Selon la Cour Européenne des Droits de l’Homme, il n’est pas contraire à l’article 8 précité de subordonner la rectification de la mention du sexe d’une personne sur les registres d’état civil à la preuve préalable du syndrome transsexuel dont est atteint cette personne.
En effet, selon la Cour Européenne des Droits de l’Homme, cette règle tend à faire en sorte que le demandeur ne s’engage pas de façon erronée dans un processus de changement légal de son identité sans être sur, au préalable, qu’il est bien atteint du syndrome transsexuel.
De plus, cette condition ne porte pas atteinte à l’intégrité physique des individus.

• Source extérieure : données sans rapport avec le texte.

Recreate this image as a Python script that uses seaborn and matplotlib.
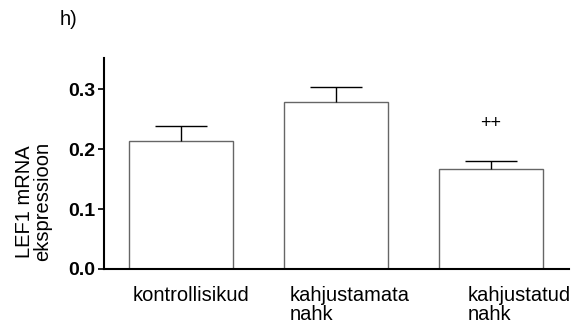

En revanche, selon la Cour Européenne des Droits de l’Homme, la France a commis un manquement au droit au respect de la vie privée, garanti par l’article 8 de la Convention Européenne de Sauvegarde des Droits de l’Homme et des Libertés Fondamentales, en exigeant le respect de la seconde condition.
En effet, exiger la preuve préalable de l’irréversibilité de la transformation de leur apparence avant de faire droit à leur demande de rectification de la mention de leur sexe sur les registres d’état civil place les requérants devant un dilemme insoluble.
Ces derniers peuvent :
- soit subir malgré eux une opération ou un traitement stérilisant ou produisant très probablement un effet de cette nature, et renoncer au plein exercice de leur droit au respect de leur intégrité physique qui relève notamment du droit au respect de la vie privée garanti par l’article 8 de la Convention, afin d’obtenir la rectification de la mention de leur sexe sur les registres d’état civil ;
- soit refuser les opérations et traitements stérilisants et renoncer, ce de fait, à la reconnaissance de leur identité sexuelle et donc au plein exercice de leur droit au respect de leur vie privée.
Selon la Cour Européenne des Droits de l’Homme, ce dilemme constitue une rupture du juste équilibre que les États partis sont tenus de maintenir entre l’intérêt général et les intérêts des personnes privées.
Par conséquent, la Cour Européenne des Droits de l’Homme a condamné la France pour violation du droit au respect de la vie privée, garanti par l’article 8 précité.
Il convient toutefois de noter que cette condamnation de la France n’aura qu’une faible portée juridique.
En effet, la loi n° 2016-1547 du 18 novembre 2016 de modernisation de la justice du XXIème siècle a d’ores et déjà modifié les règles relatives aux modalités de changement d’état civil des personnes transsexuelles en France.
L’article 61-5 du Code civil prévoit désormais que le refus de faire droit à la demande ne peut être motivé par le fait de ne pas avoir subi de traitement médical, d’opération chirurgicale ou de traitement stérilisant.
Avant même sa condamnation, la France avait donc mis son droit interne en conformité par rapport aux dispositions de la Convention Européenne de Sauvegarde des Droits de l’Homme et des Libertés Fondamentales.